Technological Determinism, was Re: (Don't read this if .....

JKSCHW at aol.com JKSCHW at aol.com
Sat Jan 29 19:50:08 PST 2000


Carroll, how do I sign up for pen-l?

In a message dated 00-01-29 16:19:56 EST, Justin writes:

<< But Marx believes

> that there is a progressive series of modes of production froim slavery

> through feudalism to capitalism to communism, driven by an internal dynamic.

> See, inter alia, the 1859 Preface. Rorty rejects that sort of model.

This of course is a matter of immense debate *among* Marxists. One

position (Brenner, Thompson, Wood among others] is that (a) the

totality of Marx's work does *not* exhibit any belief in such an

"internal dynamic" in history and (b) those passages in Marx where

he does express (or seem to express) such a belief are wrong. The

claim to an "internal dynamic" in history as a whole (rather than

just in capitalism) reduces history to a technological determinism

which is inconsistent with the overwhelming bulk of Marx's

work. A few months ago this was debated out at terrifying length on

Pen-L, and I'm not going to repeat any of the arguments here.

OK, so if you don't want to start something, you shouldn't statrt something. In fact I was just noting that pace Angela, Rorty rejects a view often attributed to Marx in the old left circles R grew up near.

But if you want to get particualt about it, I didn't say that that view of Marx committed him to technological determinsim or a rigid sequence of stages or hsirorical inevitability. You don't have to buy into Plekahnov or G.A. Cohen. The view can just be that there is a rough a sequence of stages in which the later ones count as progress over the earlier ones and one gets fron one to another by some sort of dynamic internal to the stages.

That's weak eniugh that I believe it be true myself. I have discussed this in my paper Relativism, Reflective Equilibrium, and Justice, Legal Studies 1997. But Rorty and the other pomos would rejewct even that very weak historical progressivism.

Brenner doesn't actually offer interpretations of Marx at all, just accounts of the rise of capitalism. By Wood I presume you mean Ellen M. Wood, not Allan Wood, the analytical Marxist, who does in fact think that Marx is a pretty rigid historical determinist. By Thompson I guess you mean E.P. Thompson, who has strong views about (against) stagism, historical inevitability, etc., and ideas about what _Marxists_ should think, but nothing much to say about the interpretation of the work of Karl Marx. The best interpretive case against a technological determinsit, stagist, inevitabilist reading of Marx himself is probably Richard Miller's in Analyzing Marx. (Miller was an analytical Marxist, he since given up on socialsim because he thinks markets are here to stay.)

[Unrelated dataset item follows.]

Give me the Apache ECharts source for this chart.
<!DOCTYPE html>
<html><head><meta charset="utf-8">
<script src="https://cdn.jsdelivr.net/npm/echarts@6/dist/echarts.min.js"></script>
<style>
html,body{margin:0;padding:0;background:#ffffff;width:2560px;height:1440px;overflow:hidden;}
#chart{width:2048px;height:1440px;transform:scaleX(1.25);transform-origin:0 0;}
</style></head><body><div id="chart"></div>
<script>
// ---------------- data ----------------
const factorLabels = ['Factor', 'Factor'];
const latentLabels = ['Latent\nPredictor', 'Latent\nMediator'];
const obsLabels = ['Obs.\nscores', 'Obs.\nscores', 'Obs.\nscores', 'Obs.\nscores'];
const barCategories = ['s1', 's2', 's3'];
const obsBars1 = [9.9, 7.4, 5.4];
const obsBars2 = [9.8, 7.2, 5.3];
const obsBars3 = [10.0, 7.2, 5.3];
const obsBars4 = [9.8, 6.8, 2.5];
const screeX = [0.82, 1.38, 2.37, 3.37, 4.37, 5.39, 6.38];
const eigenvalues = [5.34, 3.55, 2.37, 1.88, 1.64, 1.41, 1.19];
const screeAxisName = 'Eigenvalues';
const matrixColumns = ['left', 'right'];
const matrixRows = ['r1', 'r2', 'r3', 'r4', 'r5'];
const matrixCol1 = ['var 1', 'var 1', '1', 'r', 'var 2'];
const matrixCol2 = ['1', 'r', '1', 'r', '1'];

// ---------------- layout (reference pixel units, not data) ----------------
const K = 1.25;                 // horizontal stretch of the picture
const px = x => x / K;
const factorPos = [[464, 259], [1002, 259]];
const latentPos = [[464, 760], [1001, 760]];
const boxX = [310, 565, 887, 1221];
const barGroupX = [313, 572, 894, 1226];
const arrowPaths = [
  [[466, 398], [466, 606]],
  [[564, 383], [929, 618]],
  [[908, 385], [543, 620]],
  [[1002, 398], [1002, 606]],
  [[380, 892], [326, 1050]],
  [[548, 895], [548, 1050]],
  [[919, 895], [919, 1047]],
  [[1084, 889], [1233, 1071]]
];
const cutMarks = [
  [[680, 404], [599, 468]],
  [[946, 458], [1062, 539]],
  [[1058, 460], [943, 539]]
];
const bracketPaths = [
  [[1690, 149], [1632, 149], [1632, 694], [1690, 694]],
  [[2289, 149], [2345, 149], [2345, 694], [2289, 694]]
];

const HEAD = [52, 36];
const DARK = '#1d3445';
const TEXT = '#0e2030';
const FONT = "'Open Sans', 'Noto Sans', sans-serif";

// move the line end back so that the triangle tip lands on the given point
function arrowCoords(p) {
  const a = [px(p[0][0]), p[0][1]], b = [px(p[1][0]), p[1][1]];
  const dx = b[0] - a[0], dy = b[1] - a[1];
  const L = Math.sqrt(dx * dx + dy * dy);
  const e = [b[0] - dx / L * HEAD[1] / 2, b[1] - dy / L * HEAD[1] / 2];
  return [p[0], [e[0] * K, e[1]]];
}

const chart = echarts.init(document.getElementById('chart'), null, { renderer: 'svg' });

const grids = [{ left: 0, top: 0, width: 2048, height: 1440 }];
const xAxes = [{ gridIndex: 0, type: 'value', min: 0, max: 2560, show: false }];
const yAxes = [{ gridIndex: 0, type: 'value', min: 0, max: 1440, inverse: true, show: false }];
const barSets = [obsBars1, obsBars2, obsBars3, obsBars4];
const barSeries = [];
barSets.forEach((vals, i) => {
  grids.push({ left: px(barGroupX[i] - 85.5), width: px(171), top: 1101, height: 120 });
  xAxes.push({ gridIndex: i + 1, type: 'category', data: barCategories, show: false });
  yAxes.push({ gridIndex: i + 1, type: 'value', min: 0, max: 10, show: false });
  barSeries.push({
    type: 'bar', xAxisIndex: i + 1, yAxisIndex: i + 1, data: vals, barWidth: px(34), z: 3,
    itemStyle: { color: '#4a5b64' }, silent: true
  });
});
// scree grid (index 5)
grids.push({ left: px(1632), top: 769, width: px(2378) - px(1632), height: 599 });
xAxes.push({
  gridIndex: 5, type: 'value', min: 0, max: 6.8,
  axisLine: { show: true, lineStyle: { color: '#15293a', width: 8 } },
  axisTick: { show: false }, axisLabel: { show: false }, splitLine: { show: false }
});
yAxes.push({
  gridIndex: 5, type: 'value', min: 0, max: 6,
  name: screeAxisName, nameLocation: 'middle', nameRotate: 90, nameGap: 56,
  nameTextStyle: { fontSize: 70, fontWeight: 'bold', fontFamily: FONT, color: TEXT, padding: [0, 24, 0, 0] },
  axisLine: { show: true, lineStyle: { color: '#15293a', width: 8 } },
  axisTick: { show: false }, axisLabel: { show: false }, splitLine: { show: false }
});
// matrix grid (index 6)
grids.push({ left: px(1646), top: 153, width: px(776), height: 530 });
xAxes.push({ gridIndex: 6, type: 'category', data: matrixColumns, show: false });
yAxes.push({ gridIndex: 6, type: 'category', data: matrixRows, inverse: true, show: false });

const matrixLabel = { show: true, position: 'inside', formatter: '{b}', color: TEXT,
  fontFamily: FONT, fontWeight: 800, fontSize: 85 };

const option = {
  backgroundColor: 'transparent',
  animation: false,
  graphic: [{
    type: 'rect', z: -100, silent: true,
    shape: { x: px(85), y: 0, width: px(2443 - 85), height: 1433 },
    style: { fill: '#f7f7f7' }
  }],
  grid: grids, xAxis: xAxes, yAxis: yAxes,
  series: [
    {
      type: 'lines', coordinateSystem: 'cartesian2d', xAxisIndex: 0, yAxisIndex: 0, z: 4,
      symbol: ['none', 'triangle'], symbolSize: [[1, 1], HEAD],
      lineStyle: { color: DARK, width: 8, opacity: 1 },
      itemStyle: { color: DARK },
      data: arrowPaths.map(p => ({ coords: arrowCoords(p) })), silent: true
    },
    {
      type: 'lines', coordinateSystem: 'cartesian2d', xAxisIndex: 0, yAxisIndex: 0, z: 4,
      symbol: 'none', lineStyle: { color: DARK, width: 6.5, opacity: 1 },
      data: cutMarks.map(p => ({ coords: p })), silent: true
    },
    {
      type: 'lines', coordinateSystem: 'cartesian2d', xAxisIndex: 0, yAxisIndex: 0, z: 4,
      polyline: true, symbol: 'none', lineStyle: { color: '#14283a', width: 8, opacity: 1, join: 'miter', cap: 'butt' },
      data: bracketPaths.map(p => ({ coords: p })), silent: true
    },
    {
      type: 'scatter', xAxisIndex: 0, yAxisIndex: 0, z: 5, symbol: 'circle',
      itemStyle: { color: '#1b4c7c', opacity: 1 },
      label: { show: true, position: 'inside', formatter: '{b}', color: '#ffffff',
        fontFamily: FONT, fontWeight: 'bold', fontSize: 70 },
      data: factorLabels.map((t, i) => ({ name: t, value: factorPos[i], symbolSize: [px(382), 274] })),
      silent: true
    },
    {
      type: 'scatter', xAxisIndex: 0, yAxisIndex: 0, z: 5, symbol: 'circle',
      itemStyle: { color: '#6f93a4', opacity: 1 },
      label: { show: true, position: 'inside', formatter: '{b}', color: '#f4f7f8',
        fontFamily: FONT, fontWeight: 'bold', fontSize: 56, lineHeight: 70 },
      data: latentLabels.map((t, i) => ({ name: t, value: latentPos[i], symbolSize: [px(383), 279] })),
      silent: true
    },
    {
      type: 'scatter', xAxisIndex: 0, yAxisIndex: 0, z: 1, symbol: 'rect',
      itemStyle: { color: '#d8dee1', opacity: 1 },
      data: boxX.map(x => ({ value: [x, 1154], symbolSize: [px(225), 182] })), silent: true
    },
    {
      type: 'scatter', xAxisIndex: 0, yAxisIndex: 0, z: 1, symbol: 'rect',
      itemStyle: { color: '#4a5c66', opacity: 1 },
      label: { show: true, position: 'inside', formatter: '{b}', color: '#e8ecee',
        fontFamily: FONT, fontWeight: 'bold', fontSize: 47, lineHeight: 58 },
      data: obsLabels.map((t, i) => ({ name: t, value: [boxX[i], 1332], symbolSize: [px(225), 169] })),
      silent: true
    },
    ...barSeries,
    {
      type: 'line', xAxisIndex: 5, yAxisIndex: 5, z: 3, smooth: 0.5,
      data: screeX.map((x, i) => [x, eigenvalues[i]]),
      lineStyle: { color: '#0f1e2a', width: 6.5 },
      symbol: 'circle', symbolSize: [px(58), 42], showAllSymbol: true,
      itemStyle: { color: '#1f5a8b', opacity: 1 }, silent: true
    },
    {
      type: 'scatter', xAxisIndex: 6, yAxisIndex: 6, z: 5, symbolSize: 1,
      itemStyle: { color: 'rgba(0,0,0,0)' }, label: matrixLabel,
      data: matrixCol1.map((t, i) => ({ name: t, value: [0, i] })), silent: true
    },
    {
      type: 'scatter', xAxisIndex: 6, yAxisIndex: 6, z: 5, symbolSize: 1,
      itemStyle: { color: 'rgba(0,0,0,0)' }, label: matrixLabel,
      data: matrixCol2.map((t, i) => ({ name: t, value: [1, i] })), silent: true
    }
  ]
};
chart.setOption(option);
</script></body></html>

If you want to know what I think, I think the matter is important because the issue of how determinist, etc, Marx was is important to the overall defensibility of his thought. I think he's inconsistent. He has a very strong, absolutely crystal clear, completely unavoidable commitment to a historical teleology driven by the productive forcesl it's not just in the 1859 Preface. I think this view is inconsistent with the facts about the rose of capitalism on which Marx himself relies, but he doesn't seem to notice this.

He also has a quite different sort of historical teleology driven by class struggle that is a lot less rigid and a lot less expressly articulated. It is hard to square with the first sort. He uses either kind somewhat inconsistently in his actual historical analyses, where he is prone to talk in terms of demogarphy, geography, ideology, etc., without tying these too tightly to either kind of "materialist" explanation. For a good reconstruction of Marx's historical analyses in capital, see David Little's The Scientific Marx.